■ **Short exercise**: Copy the data precisely, character for character, and leave out every picture.

■ **Collected material**:
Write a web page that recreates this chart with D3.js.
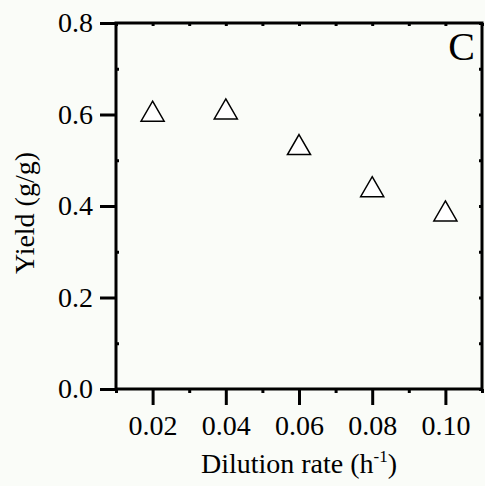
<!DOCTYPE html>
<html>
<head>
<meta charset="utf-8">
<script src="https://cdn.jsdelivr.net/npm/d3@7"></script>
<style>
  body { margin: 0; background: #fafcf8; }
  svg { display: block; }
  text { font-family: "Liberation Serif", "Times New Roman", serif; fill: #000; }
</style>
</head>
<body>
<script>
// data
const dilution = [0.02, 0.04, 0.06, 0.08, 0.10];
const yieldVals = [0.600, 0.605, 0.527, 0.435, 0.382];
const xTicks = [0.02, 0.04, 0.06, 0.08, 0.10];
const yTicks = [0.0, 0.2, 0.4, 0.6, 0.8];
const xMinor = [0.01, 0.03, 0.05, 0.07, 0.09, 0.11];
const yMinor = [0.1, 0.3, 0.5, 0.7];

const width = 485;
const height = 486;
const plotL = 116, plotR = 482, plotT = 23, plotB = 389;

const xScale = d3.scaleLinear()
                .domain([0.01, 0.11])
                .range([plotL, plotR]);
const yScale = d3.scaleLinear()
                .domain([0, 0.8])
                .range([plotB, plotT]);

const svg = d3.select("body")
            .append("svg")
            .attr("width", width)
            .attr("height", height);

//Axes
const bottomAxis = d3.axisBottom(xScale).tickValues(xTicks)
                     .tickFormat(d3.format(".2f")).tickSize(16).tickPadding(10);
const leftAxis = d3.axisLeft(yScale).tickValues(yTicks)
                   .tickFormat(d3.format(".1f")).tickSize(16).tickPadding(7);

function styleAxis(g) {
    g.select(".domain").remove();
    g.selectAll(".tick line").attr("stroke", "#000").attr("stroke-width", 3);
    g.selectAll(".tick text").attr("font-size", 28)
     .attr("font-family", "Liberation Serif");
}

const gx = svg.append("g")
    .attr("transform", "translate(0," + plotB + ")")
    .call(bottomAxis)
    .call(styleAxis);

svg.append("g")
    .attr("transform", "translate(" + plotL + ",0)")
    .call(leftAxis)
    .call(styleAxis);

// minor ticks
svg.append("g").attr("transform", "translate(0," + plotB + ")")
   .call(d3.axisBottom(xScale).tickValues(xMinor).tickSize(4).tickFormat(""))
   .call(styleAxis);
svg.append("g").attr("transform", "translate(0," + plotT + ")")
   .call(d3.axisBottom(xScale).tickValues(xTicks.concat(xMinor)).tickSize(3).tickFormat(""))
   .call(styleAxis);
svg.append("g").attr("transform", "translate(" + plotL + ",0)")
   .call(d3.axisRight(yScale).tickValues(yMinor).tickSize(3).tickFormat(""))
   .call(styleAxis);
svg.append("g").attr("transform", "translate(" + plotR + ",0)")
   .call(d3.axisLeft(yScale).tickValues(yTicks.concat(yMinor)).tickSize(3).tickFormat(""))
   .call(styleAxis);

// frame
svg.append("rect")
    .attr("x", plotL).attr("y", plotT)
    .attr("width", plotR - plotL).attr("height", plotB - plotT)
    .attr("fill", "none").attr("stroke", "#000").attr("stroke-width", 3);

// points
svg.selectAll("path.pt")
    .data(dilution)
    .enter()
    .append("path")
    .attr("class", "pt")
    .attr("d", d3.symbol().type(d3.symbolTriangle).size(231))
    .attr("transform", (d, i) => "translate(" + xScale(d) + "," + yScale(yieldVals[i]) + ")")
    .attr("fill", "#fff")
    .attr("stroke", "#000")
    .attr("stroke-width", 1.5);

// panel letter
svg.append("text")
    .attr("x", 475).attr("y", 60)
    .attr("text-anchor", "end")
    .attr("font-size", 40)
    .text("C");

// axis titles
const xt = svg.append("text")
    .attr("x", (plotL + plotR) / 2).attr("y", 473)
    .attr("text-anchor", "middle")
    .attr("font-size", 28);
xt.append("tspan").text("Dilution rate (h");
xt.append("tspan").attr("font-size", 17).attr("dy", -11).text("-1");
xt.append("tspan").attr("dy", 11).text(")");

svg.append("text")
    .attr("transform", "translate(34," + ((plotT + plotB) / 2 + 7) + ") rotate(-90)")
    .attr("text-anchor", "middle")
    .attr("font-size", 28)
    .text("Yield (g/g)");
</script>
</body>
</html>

■ **Response**:
Write a web page that recreates this chart with D3.js.
<!DOCTYPE html>
<html>
<head>
<meta charset="utf-8">
<script src="https://cdn.jsdelivr.net/npm/d3@7"></script>
<style>
  body { margin: 0; background: #fafcf8; }
  svg { display: block; }
  text { font-family: "Liberation Serif", "Times New Roman", serif; fill: #000; }
</style>
</head>
<body>
<script>
// data
const dilution = [0.02, 0.04, 0.06, 0.08, 0.10];
const yieldVals = [0.600, 0.605, 0.527, 0.435, 0.382];
const xTicks = [0.02, 0.04, 0.06, 0.08, 0.10];
const yTicks = [0.0, 0.2, 0.4, 0.6, 0.8];
const xMinor = [0.01, 0.03, 0.05, 0.07, 0.09, 0.11];
const yMinor = [0.1, 0.3, 0.5, 0.7];

const width = 485;
const height = 486;
const plotL = 116, plotR = 482, plotT = 23, plotB = 389;

const xScale = d3.scaleLinear()
                .domain([0.01, 0.11])
                .range([plotL, plotR]);
const yScale = d3.scaleLinear()
                .domain([0, 0.8])
                .range([plotB, plotT]);

const svg = d3.select("body")
            .append("svg")
            .attr("width", width)
            .attr("height", height);

//Axes
const bottomAxis = d3.axisBottom(xScale).tickValues(xTicks)
                     .tickFormat(d3.format(".2f")).tickSize(16).tickPadding(10);
const leftAxis = d3.axisLeft(yScale).tickValues(yTicks)
                   .tickFormat(d3.format(".1f")).tickSize(16).tickPadding(7);

function styleAxis(g) {
    g.select(".domain").remove();
    g.selectAll(".tick line").attr("stroke", "#000").attr("stroke-width", 3);
    g.selectAll(".tick text").attr("font-size", 28)
     .attr("font-family", "Liberation Serif");
}

const gx = svg.append("g")
    .attr("transform", "translate(0," + plotB + ")")
    .call(bottomAxis)
    .call(styleAxis);

svg.append("g")
    .attr("transform", "translate(" + plotL + ",0)")
    .call(leftAxis)
    .call(styleAxis);

// minor ticks
svg.append("g").attr("transform", "translate(0," + plotB + ")")
   .call(d3.axisBottom(xScale).tickValues(xMinor).tickSize(4).tickFormat(""))
   .call(styleAxis);
svg.append("g").attr("transform", "translate(0," + plotT + ")")
   .call(d3.axisBottom(xScale).tickValues(xTicks.concat(xMinor)).tickSize(3).tickFormat(""))
   .call(styleAxis);
svg.append("g").attr("transform", "translate(" + plotL + ",0)")
   .call(d3.axisRight(yScale).tickValues(yMinor).tickSize(3).tickFormat(""))
   .call(styleAxis);
svg.append("g").attr("transform", "translate(" + plotR + ",0)")
   .call(d3.axisLeft(yScale).tickValues(yTicks.concat(yMinor)).tickSize(3).tickFormat(""))
   .call(styleAxis);

// frame
svg.append("rect")
    .attr("x", plotL).attr("y", plotT)
    .attr("width", plotR - plotL).attr("height", plotB - plotT)
    .attr("fill", "none").attr("stroke", "#000").attr("stroke-width", 3);

// points
svg.selectAll("path.pt")
    .data(dilution)
    .enter()
    .append("path")
    .attr("class", "pt")
    .attr("d", d3.symbol().type(d3.symbolTriangle).size(231))
    .attr("transform", (d, i) => "translate(" + xScale(d) + "," + yScale(yieldVals[i]) + ")")
    .attr("fill", "#fff")
    .attr("stroke", "#000")
    .attr("stroke-width", 1.5);

// panel letter
svg.append("text")
    .attr("x", 475).attr("y", 60)
    .attr("text-anchor", "end")
    .attr("font-size", 40)
    .text("C");

// axis titles
const xt = svg.append("text")
    .attr("x", (plotL + plotR) / 2).attr("y", 473)
    .attr("text-anchor", "middle")
    .attr("font-size", 28);
xt.append("tspan").text("Dilution rate (h");
xt.append("tspan").attr("font-size", 17).attr("dy", -11).text("-1");
xt.append("tspan").attr("dy", 11).text(")");

svg.append("text")
    .attr("transform", "translate(34," + ((plotT + plotB) / 2 + 7) + ") rotate(-90)")
    .attr("text-anchor", "middle")
    .attr("font-size", 28)
    .text("Yield (g/g)");
</script>
</body>
</html>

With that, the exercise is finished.